→ **Required task**
Answer with the number of lines in the listing below that contain the word "this", and nothing else.

--- Start Rows ---

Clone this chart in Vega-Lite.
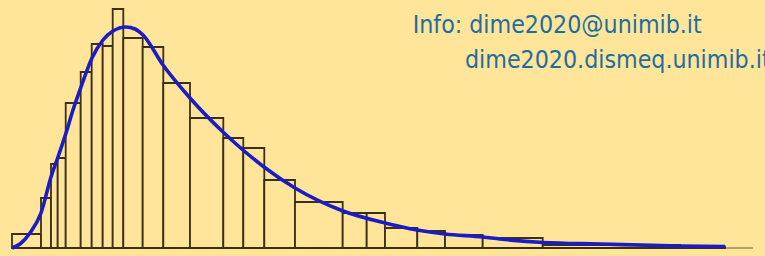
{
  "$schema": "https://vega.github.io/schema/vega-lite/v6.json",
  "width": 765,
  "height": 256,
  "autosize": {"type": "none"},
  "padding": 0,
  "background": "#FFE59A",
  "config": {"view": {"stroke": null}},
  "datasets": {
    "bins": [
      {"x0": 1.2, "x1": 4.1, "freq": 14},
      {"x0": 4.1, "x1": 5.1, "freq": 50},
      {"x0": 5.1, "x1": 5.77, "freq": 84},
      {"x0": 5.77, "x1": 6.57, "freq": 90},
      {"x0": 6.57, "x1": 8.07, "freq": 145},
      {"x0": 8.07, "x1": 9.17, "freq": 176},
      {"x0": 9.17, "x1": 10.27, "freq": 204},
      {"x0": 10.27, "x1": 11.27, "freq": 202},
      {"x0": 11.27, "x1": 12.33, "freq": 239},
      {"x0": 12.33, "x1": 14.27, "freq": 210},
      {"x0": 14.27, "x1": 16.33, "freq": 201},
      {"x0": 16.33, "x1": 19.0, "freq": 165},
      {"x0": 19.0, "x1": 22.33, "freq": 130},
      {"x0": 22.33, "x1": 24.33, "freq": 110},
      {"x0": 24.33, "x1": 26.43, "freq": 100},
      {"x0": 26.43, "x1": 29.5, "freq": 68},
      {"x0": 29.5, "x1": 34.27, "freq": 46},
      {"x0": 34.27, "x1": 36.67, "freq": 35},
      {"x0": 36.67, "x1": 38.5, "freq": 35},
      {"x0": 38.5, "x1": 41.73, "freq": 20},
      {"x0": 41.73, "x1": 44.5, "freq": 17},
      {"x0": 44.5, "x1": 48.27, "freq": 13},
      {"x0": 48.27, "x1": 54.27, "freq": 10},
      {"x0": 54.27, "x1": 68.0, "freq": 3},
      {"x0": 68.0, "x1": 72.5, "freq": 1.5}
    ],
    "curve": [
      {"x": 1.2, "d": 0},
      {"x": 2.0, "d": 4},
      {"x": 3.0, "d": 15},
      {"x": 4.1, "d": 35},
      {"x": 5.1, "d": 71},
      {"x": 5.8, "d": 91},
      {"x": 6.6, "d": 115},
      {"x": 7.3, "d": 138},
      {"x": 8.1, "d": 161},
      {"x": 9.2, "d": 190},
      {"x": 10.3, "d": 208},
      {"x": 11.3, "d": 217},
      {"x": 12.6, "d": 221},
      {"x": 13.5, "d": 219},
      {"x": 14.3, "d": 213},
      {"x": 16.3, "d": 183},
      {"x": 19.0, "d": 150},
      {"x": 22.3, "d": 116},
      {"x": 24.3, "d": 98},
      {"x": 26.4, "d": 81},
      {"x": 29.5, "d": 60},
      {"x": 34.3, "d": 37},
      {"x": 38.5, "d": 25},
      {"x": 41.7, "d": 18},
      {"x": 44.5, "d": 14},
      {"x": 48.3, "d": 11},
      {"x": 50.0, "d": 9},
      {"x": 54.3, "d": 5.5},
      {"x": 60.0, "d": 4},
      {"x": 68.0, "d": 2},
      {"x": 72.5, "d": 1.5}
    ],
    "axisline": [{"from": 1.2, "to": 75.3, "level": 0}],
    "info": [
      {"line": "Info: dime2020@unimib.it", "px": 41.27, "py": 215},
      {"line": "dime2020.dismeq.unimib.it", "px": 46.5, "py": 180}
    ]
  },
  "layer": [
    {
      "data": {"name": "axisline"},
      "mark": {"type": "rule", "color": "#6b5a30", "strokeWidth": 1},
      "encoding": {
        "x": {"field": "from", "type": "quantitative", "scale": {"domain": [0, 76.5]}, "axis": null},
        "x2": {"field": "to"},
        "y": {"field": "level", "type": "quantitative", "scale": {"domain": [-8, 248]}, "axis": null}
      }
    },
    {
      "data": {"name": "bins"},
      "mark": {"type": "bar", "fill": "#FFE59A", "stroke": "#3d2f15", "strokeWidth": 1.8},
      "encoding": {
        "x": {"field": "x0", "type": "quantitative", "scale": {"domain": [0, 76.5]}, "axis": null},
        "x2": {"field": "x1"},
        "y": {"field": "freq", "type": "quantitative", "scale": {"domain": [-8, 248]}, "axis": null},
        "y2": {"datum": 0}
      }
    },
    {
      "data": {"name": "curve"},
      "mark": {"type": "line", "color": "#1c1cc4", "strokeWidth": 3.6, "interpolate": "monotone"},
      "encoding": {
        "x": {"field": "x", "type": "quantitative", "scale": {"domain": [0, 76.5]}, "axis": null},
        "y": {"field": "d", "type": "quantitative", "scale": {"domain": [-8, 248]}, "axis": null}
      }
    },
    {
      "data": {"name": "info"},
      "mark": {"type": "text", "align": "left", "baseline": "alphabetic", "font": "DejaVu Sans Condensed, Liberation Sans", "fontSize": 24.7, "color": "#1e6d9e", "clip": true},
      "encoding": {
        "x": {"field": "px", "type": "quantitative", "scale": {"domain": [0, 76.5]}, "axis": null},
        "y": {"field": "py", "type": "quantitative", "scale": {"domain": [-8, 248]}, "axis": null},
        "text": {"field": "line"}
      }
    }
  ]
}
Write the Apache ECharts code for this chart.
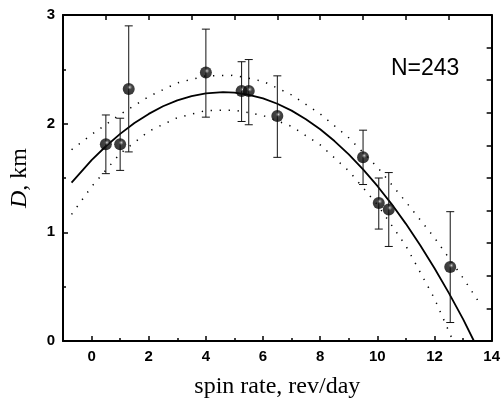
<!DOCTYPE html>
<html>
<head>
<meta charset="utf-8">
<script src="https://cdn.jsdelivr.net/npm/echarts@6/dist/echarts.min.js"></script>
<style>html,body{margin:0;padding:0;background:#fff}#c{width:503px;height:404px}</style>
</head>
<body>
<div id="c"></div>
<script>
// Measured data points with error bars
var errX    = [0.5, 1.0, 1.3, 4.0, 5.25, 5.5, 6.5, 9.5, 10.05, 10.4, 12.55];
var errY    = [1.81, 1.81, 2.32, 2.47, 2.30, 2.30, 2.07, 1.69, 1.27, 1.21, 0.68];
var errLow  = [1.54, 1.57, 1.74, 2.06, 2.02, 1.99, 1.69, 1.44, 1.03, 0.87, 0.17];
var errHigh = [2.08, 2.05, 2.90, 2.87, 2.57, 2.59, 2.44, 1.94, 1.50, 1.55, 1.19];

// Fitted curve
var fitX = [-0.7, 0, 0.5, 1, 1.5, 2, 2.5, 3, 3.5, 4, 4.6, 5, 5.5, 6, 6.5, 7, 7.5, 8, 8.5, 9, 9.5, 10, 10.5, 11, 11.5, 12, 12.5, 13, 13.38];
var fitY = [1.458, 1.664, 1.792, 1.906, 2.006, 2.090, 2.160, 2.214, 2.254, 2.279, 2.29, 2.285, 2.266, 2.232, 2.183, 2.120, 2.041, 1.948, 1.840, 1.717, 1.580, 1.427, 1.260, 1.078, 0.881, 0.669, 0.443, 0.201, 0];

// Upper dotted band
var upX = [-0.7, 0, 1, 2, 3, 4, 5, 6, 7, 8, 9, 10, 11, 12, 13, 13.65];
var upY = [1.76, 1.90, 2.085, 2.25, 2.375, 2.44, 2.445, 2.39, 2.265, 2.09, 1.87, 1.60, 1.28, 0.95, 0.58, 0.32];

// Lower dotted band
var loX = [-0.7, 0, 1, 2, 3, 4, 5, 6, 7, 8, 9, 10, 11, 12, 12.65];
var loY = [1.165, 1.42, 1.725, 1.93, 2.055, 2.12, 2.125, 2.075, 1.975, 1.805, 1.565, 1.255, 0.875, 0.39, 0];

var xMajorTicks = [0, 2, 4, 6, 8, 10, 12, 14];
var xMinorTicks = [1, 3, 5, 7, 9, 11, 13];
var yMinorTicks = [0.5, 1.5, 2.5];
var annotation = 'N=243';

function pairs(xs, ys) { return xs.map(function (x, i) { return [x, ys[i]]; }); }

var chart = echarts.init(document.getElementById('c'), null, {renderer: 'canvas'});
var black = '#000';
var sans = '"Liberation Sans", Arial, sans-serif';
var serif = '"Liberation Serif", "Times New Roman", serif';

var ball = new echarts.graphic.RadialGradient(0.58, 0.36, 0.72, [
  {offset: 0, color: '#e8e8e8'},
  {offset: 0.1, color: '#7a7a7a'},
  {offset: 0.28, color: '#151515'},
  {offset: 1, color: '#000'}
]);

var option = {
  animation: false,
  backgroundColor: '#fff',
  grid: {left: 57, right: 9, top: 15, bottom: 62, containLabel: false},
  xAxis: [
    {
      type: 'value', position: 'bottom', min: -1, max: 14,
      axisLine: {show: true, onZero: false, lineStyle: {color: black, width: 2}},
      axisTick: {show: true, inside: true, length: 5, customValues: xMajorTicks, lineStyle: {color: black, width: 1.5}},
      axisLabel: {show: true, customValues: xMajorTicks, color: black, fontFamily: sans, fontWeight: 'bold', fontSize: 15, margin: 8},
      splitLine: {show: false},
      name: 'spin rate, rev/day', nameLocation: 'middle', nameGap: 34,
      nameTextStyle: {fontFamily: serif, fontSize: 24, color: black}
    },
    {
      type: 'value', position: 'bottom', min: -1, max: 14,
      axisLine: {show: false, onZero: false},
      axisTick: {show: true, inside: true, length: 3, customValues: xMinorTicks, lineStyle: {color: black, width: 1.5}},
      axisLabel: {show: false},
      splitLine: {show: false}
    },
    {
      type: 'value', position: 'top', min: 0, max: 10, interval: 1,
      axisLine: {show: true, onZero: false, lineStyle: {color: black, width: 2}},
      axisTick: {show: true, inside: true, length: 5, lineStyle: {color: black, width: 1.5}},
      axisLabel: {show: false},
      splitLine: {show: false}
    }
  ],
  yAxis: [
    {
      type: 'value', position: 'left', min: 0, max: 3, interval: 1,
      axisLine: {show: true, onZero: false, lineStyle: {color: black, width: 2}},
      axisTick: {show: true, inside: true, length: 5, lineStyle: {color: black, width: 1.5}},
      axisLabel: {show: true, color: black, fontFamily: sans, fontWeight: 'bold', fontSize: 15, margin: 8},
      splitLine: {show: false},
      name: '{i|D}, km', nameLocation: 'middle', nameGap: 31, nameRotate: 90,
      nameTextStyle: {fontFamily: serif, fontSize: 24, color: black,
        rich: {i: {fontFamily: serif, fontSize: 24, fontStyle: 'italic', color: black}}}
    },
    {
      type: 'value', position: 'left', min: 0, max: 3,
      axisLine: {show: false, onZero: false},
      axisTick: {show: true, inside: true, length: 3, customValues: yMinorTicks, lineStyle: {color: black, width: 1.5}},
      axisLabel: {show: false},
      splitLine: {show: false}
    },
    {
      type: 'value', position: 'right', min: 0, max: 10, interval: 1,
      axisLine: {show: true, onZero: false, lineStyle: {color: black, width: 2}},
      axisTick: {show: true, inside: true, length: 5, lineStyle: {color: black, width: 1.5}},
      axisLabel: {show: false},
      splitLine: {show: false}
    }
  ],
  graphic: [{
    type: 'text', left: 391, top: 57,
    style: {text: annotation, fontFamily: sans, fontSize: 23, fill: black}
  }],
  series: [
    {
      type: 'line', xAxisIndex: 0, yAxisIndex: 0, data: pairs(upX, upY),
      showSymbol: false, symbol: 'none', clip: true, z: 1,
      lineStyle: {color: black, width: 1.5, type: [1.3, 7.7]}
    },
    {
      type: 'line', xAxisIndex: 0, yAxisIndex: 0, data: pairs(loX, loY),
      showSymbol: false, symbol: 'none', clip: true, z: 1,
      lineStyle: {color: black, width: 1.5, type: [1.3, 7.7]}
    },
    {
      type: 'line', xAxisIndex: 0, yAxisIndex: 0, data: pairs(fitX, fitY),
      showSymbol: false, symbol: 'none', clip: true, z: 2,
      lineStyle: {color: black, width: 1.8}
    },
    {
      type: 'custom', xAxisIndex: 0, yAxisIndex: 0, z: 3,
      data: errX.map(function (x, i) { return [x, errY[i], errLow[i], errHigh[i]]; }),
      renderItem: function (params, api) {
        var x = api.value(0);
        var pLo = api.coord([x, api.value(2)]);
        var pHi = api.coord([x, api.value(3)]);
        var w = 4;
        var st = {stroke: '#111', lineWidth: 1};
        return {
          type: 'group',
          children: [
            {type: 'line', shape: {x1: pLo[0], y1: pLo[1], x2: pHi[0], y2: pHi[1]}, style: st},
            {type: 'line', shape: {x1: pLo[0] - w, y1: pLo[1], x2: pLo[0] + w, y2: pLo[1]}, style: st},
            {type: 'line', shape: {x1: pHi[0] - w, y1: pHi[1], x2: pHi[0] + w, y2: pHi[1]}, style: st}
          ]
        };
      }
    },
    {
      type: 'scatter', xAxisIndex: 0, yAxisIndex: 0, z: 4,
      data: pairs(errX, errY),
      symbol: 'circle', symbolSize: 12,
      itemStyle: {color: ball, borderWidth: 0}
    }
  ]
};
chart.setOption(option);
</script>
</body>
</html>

--- End Rows ---

→ **Reply**
2